[TASK STATEMENT] Retype all of the listing exactly, passing over any picture you find.

[INFORMATION SUPPLIED]
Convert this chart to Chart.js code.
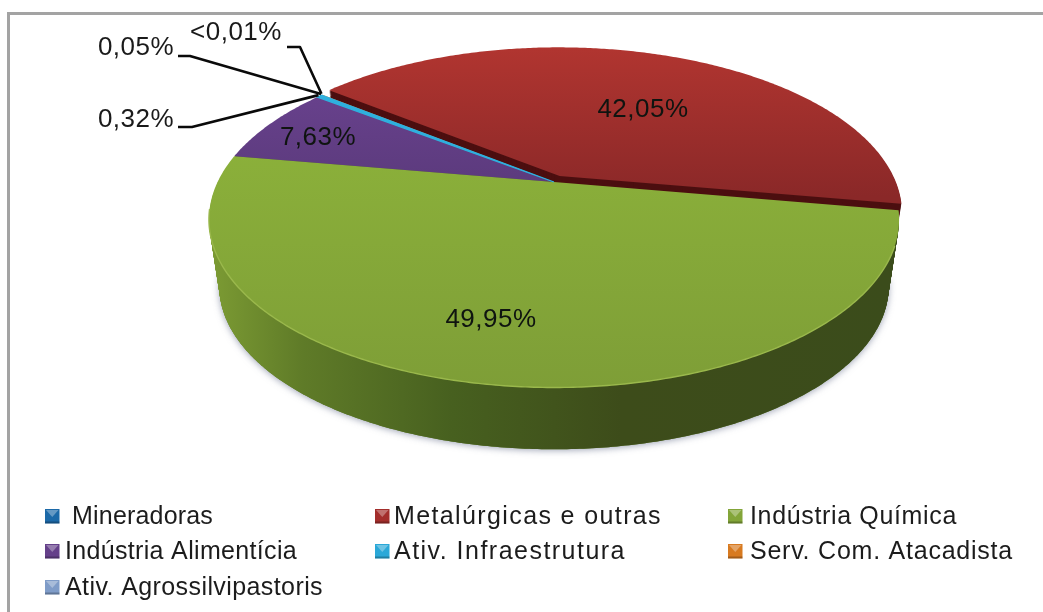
<!DOCTYPE html>
<html lang="pt">
<head>
<meta charset="utf-8">
<style>
html,body{margin:0;padding:0;background:#fff;overflow:hidden}
canvas{display:block;filter:blur(0.55px)}
</style>
<script src="https://cdn.jsdelivr.net/npm/chart.js@4/dist/chart.umd.min.js"></script>
</head>
<body>
<canvas id="c" width="1043" height="612"></canvas>
<script>
const categories = [" Mineradoras","Metalúrgicas e outras","Indústria Química","Indústria Alimentícia","Ativ. Infraestrutura","Serv. Com. Atacadista","Ativ. Agrossilvipastoris"];
const shares = [0.005,42.05,49.95,7.63,0.32,0.05,0];
const shareLabels = ["<0,01%","42,05%","49,95%","7,63%","0,32%","0,05%",""];
const sliceColors = ["#1c69a8","#a32e2c","#83a539","#65408a","#2aa8d8","#d87a20","#7f9cc8"];

// Look of the tilted disc
const TILT=0.2227, SQUASH=0.4748, DEPTH=68, TAPER=0.97;
const FONT='"Liberation Sans", Arial, sans-serif';
const legendWidths=[148,268,207,232,232,263,258];

const faceFill={1:["#b13530","#8a2828"],2:["#8bb03a","#7e9e37"],3:["#6d4493","#5b3a7c"],4:["#2fb0de","#2aa2d0"]};
const wallFill={1:"#4c0f10",3:"#3d2657",4:"#176a8a",0:"#124a75",5:"#8a4c12",6:"#506a90"};

function pt(arc,u,v,h){
  const w=1-TILT*v, s=1-(1-TAPER)*h, R=arc.outerRadius;
  return [arc.x+R*s*u/w, arc.y+DEPTH*h+R*SQUASH*s*v/w];
}
function shift(arc){
  const o=(arc.options.offset||0)/arc.outerRadius, m=(arc.startAngle+arc.endAngle)/2;
  return [o*Math.cos(m),o*Math.sin(m)];
}
function rimPt(arc,t,h,r){
  const [du,dv]=shift(arc), k=r===undefined?1:r;
  return pt(arc,du+k*Math.cos(t),dv+k*Math.sin(t),h);
}
function slicePath(ctx,arc,h){
  const [du,dv]=shift(arc);
  ctx.beginPath();
  const c=pt(arc,du,dv,h);
  ctx.moveTo(c[0],c[1]);
  const n=Math.max(2,Math.ceil((arc.endAngle-arc.startAngle)/0.01));
  for(let i=0;i<=n;i++){
    const t=arc.startAngle+(arc.endAngle-arc.startAngle)*i/n;
    const p=rimPt(arc,t,h);
    ctx.lineTo(p[0],p[1]);
  }
  ctx.closePath();
}
function drawSolid(ctx,arc,i){
  if(arc.endAngle-arc.startAngle<=0) return;
  let wall=wallFill[i];
  if(i===2){
    const g=ctx.createLinearGradient(arc.x-340,0,arc.x+340,0);
    g.addColorStop(0,"#7b9a33");g.addColorStop(0.13,"#5f7b28");g.addColorStop(0.35,"#47601f");
    g.addColorStop(0.6,"#3d4c1a");g.addColorStop(1,"#3b4c1b");
    wall=g;
  }
  ctx.fillStyle=wall;
  for(let d=DEPTH;d>0;d-=1){slicePath(ctx,arc,d/DEPTH);ctx.fill();}
  const f=faceFill[i]||[sliceColors[i],sliceColors[i]];
  const top=rimPt(arc,-Math.PI/2,0)[1], bot=rimPt(arc,Math.PI/2,0)[1];
  const g=ctx.createLinearGradient(0,i===2?150:top,0,i===2?bot:(i===1?rimPt(arc,arc.startAngle+2.6,0)[1]:190));
  g.addColorStop(0,f[0]);g.addColorStop(1,f[1]);
  ctx.fillStyle=g;
  slicePath(ctx,arc,0);ctx.fill();
  if(i===2){
    ctx.beginPath();
    for(let t=Math.PI*0.12;t<Math.PI*0.95;t+=0.01){
      const p=rimPt(arc,t,0);
      ctx.lineTo(p[0],p[1]);
    }
    ctx.strokeStyle="#9ab84c";ctx.lineWidth=1.4;ctx.stroke();
  }
}

const labelSpots={1:[643,110],2:[491,320],3:[318,138]};
const calloutSpots={
  0:{text:[236,33],knee:[[287,47],[300,47]]},
  5:{text:[136,48],knee:[[178,56],[190,56]]},
  4:{text:[136,120],knee:[[178,127],[192,127]]}
};

const disc3d={
  id:"disc3d",
  beforeDatasetDraw(){return false;},
  afterDatasetsDraw(chart){
    const ctx=chart.ctx, arcs=chart.getDatasetMeta(0).data;
    ctx.save();
    // soft cast shadow around the wall
    const green=arcs[2];
    ctx.save();
    ctx.shadowColor="rgba(90,100,130,0.6)";ctx.shadowBlur=7;ctx.shadowOffsetX=0;ctx.shadowOffsetY=1;
    ctx.fillStyle="#5f7b28";slicePath(ctx,green,1);ctx.fill();
    ctx.restore();
    [1,0,6,5,4,3,2].forEach(i=>drawSolid(ctx,arcs[i],i));
    // the thin blue slice keeps its width on top of its neighbours
    ctx.fillStyle=ctx.strokeStyle=faceFill[4][0];ctx.lineWidth=1.2;
    slicePath(ctx,arcs[4],0);ctx.fill();ctx.stroke();
    // frame
    ctx.fillStyle="#a3a3a3";
    ctx.fillRect(7,12,1036,3);ctx.fillRect(7,12,3,600);
    // value labels
    ctx.textAlign="center";ctx.textBaseline="middle";
    ctx.font="26px "+FONT;ctx.letterSpacing="0.5px";
    Object.keys(labelSpots).forEach(i=>{
      ctx.fillStyle="#0f1410";
      ctx.fillText(shareLabels[i],labelSpots[i][0],labelSpots[i][1]);
    });
    // callouts
    Object.keys(calloutSpots).forEach(i=>{
      const c=calloutSpots[i], a=arcs[i], end=rimPt(a,(a.startAngle+a.endAngle)/2,0);
      ctx.fillStyle="#1a1a1a";
      ctx.fillText(shareLabels[i],c.text[0],c.text[1]);
      ctx.beginPath();ctx.moveTo(c.knee[0][0],c.knee[0][1]);ctx.lineTo(c.knee[1][0],c.knee[1][1]);
      ctx.lineTo(end[0]-1,end[1]-1);
      ctx.strokeStyle="#0a0a0a";ctx.lineWidth=2.6;ctx.lineJoin="round";ctx.stroke();
    });
    // legend
    const cols=[45,375,728], texts=[65,394,750], rows=[524,559,595];
    ctx.textAlign="left";ctx.textBaseline="alphabetic";
    ctx.font="25px "+FONT;
    categories.forEach((name,i)=>{
      const col=i%3,row=Math.floor(i/3),x=cols[col],y=rows[row]-15,sz=14.5;
      ctx.fillStyle=sliceColors[i];ctx.fillRect(x,y,sz,sz);
      ctx.fillStyle="rgba(255,255,255,0.32)";
      ctx.beginPath();ctx.moveTo(x+1,y+1);ctx.lineTo(x+sz-1,y+1);ctx.lineTo(x+sz/2,y+sz*0.55);ctx.closePath();ctx.fill();
      ctx.fillStyle="rgba(0,0,0,0.25)";
      ctx.fillRect(x,y+sz-2,sz,2);
      ctx.fillStyle="#1c1c1c";
      ctx.letterSpacing="0px";
      const natural=ctx.measureText(name).width;
      ctx.letterSpacing=((legendWidths[i]-natural)/name.length).toFixed(3)+"px";
      ctx.fillText(name,texts[col],rows[row]);
    });
    ctx.restore();
  }
};

new Chart(document.getElementById("c"),{
  type:"pie",
  data:{labels:categories,datasets:[{data:shares,backgroundColor:sliceColors,borderWidth:0,offset:[0,14,0,0,0,0,0]}]},
  options:{
    responsive:false,animation:false,
    radius:336.4,rotation:-51.6,
    layout:{padding:{left:65,right:0,top:0,bottom:248}},
    plugins:{legend:{display:false},tooltip:{enabled:false}}
  },
  plugins:[disc3d]
});
</script>
</body>
</html>
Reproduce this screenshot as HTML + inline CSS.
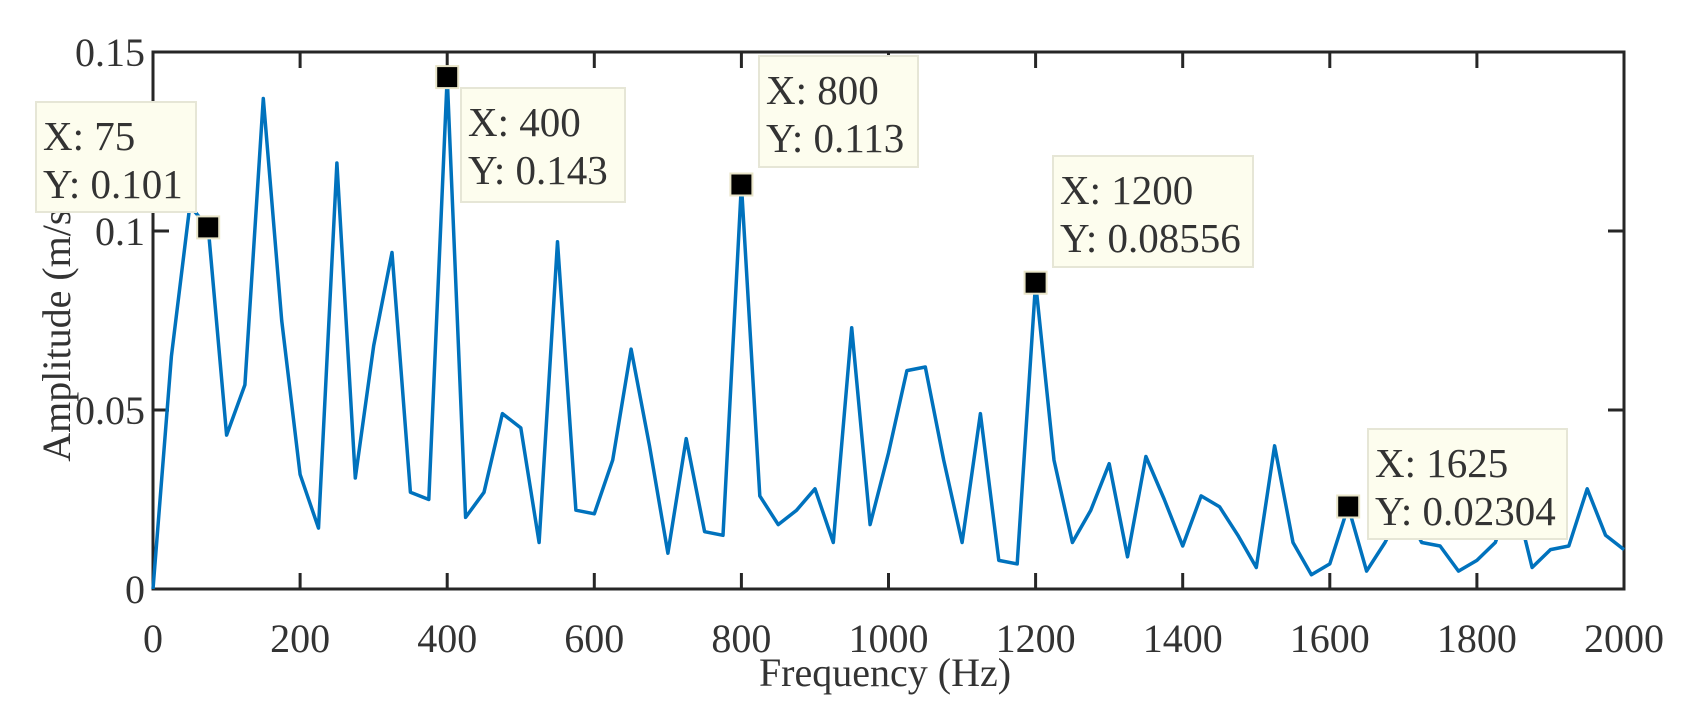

[FULL ANSWER]
Convert this chart to Chart.js code.
<!DOCTYPE html>
<html lang="pt">
<head>
<meta charset="utf-8">
<style>
html,body{margin:0;padding:0;background:#fff;overflow:hidden}
canvas{display:block;filter:blur(0.55px)}
</style>
<script src="https://cdn.jsdelivr.net/npm/chart.js@4/dist/chart.umd.min.js"></script>
</head>
<body>
<canvas id="c" width="1043" height="612"></canvas>
<script>
const categories = [" Mineradoras","Metalúrgicas e outras","Indústria Química","Indústria Alimentícia","Ativ. Infraestrutura","Serv. Com. Atacadista","Ativ. Agrossilvipastoris"];
const shares = [0.005,42.05,49.95,7.63,0.32,0.05,0];
const shareLabels = ["<0,01%","42,05%","49,95%","7,63%","0,32%","0,05%",""];
const sliceColors = ["#1c69a8","#a32e2c","#83a539","#65408a","#2aa8d8","#d87a20","#7f9cc8"];

// Look of the tilted disc
const TILT=0.2227, SQUASH=0.4748, DEPTH=68, TAPER=0.97;
const FONT='"Liberation Sans", Arial, sans-serif';
const legendWidths=[148,268,207,232,232,263,258];

const faceFill={1:["#b13530","#8a2828"],2:["#8bb03a","#7e9e37"],3:["#6d4493","#5b3a7c"],4:["#2fb0de","#2aa2d0"]};
const wallFill={1:"#4c0f10",3:"#3d2657",4:"#176a8a",0:"#124a75",5:"#8a4c12",6:"#506a90"};

function pt(arc,u,v,h){
  const w=1-TILT*v, s=1-(1-TAPER)*h, R=arc.outerRadius;
  return [arc.x+R*s*u/w, arc.y+DEPTH*h+R*SQUASH*s*v/w];
}
function shift(arc){
  const o=(arc.options.offset||0)/arc.outerRadius, m=(arc.startAngle+arc.endAngle)/2;
  return [o*Math.cos(m),o*Math.sin(m)];
}
function rimPt(arc,t,h,r){
  const [du,dv]=shift(arc), k=r===undefined?1:r;
  return pt(arc,du+k*Math.cos(t),dv+k*Math.sin(t),h);
}
function slicePath(ctx,arc,h){
  const [du,dv]=shift(arc);
  ctx.beginPath();
  const c=pt(arc,du,dv,h);
  ctx.moveTo(c[0],c[1]);
  const n=Math.max(2,Math.ceil((arc.endAngle-arc.startAngle)/0.01));
  for(let i=0;i<=n;i++){
    const t=arc.startAngle+(arc.endAngle-arc.startAngle)*i/n;
    const p=rimPt(arc,t,h);
    ctx.lineTo(p[0],p[1]);
  }
  ctx.closePath();
}
function drawSolid(ctx,arc,i){
  if(arc.endAngle-arc.startAngle<=0) return;
  let wall=wallFill[i];
  if(i===2){
    const g=ctx.createLinearGradient(arc.x-340,0,arc.x+340,0);
    g.addColorStop(0,"#7b9a33");g.addColorStop(0.13,"#5f7b28");g.addColorStop(0.35,"#47601f");
    g.addColorStop(0.6,"#3d4c1a");g.addColorStop(1,"#3b4c1b");
    wall=g;
  }
  ctx.fillStyle=wall;
  for(let d=DEPTH;d>0;d-=1){slicePath(ctx,arc,d/DEPTH);ctx.fill();}
  const f=faceFill[i]||[sliceColors[i],sliceColors[i]];
  const top=rimPt(arc,-Math.PI/2,0)[1], bot=rimPt(arc,Math.PI/2,0)[1];
  const g=ctx.createLinearGradient(0,i===2?150:top,0,i===2?bot:(i===1?rimPt(arc,arc.startAngle+2.6,0)[1]:190));
  g.addColorStop(0,f[0]);g.addColorStop(1,f[1]);
  ctx.fillStyle=g;
  slicePath(ctx,arc,0);ctx.fill();
  if(i===2){
    ctx.beginPath();
    for(let t=Math.PI*0.12;t<Math.PI*0.95;t+=0.01){
      const p=rimPt(arc,t,0);
      ctx.lineTo(p[0],p[1]);
    }
    ctx.strokeStyle="#9ab84c";ctx.lineWidth=1.4;ctx.stroke();
  }
}

const labelSpots={1:[643,110],2:[491,320],3:[318,138]};
const calloutSpots={
  0:{text:[236,33],knee:[[287,47],[300,47]]},
  5:{text:[136,48],knee:[[178,56],[190,56]]},
  4:{text:[136,120],knee:[[178,127],[192,127]]}
};

const disc3d={
  id:"disc3d",
  beforeDatasetDraw(){return false;},
  afterDatasetsDraw(chart){
    const ctx=chart.ctx, arcs=chart.getDatasetMeta(0).data;
    ctx.save();
    // soft cast shadow around the wall
    const green=arcs[2];
    ctx.save();
    ctx.shadowColor="rgba(90,100,130,0.6)";ctx.shadowBlur=7;ctx.shadowOffsetX=0;ctx.shadowOffsetY=1;
    ctx.fillStyle="#5f7b28";slicePath(ctx,green,1);ctx.fill();
    ctx.restore();
    [1,0,6,5,4,3,2].forEach(i=>drawSolid(ctx,arcs[i],i));
    // the thin blue slice keeps its width on top of its neighbours
    ctx.fillStyle=ctx.strokeStyle=faceFill[4][0];ctx.lineWidth=1.2;
    slicePath(ctx,arcs[4],0);ctx.fill();ctx.stroke();
    // frame
    ctx.fillStyle="#a3a3a3";
    ctx.fillRect(7,12,1036,3);ctx.fillRect(7,12,3,600);
    // value labels
    ctx.textAlign="center";ctx.textBaseline="middle";
    ctx.font="26px "+FONT;ctx.letterSpacing="0.5px";
    Object.keys(labelSpots).forEach(i=>{
      ctx.fillStyle="#0f1410";
      ctx.fillText(shareLabels[i],labelSpots[i][0],labelSpots[i][1]);
    });
    // callouts
    Object.keys(calloutSpots).forEach(i=>{
      const c=calloutSpots[i], a=arcs[i], end=rimPt(a,(a.startAngle+a.endAngle)/2,0);
      ctx.fillStyle="#1a1a1a";
      ctx.fillText(shareLabels[i],c.text[0],c.text[1]);
      ctx.beginPath();ctx.moveTo(c.knee[0][0],c.knee[0][1]);ctx.lineTo(c.knee[1][0],c.knee[1][1]);
      ctx.lineTo(end[0]-1,end[1]-1);
      ctx.strokeStyle="#0a0a0a";ctx.lineWidth=2.6;ctx.lineJoin="round";ctx.stroke();
    });
    // legend
    const cols=[45,375,728], texts=[65,394,750], rows=[524,559,595];
    ctx.textAlign="left";ctx.textBaseline="alphabetic";
    ctx.font="25px "+FONT;
    categories.forEach((name,i)=>{
      const col=i%3,row=Math.floor(i/3),x=cols[col],y=rows[row]-15,sz=14.5;
      ctx.fillStyle=sliceColors[i];ctx.fillRect(x,y,sz,sz);
      ctx.fillStyle="rgba(255,255,255,0.32)";
      ctx.beginPath();ctx.moveTo(x+1,y+1);ctx.lineTo(x+sz-1,y+1);ctx.lineTo(x+sz/2,y+sz*0.55);ctx.closePath();ctx.fill();
      ctx.fillStyle="rgba(0,0,0,0.25)";
      ctx.fillRect(x,y+sz-2,sz,2);
      ctx.fillStyle="#1c1c1c";
      ctx.letterSpacing="0px";
      const natural=ctx.measureText(name).width;
      ctx.letterSpacing=((legendWidths[i]-natural)/name.length).toFixed(3)+"px";
      ctx.fillText(name,texts[col],rows[row]);
    });
    ctx.restore();
  }
};

new Chart(document.getElementById("c"),{
  type:"pie",
  data:{labels:categories,datasets:[{data:shares,backgroundColor:sliceColors,borderWidth:0,offset:[0,14,0,0,0,0,0]}]},
  options:{
    responsive:false,animation:false,
    radius:336.4,rotation:-51.6,
    layout:{padding:{left:65,right:0,top:0,bottom:248}},
    plugins:{legend:{display:false},tooltip:{enabled:false}}
  },
  plugins:[disc3d]
});
</script>
</body>
</html>
Reproduce this screenshot as HTML + inline CSS.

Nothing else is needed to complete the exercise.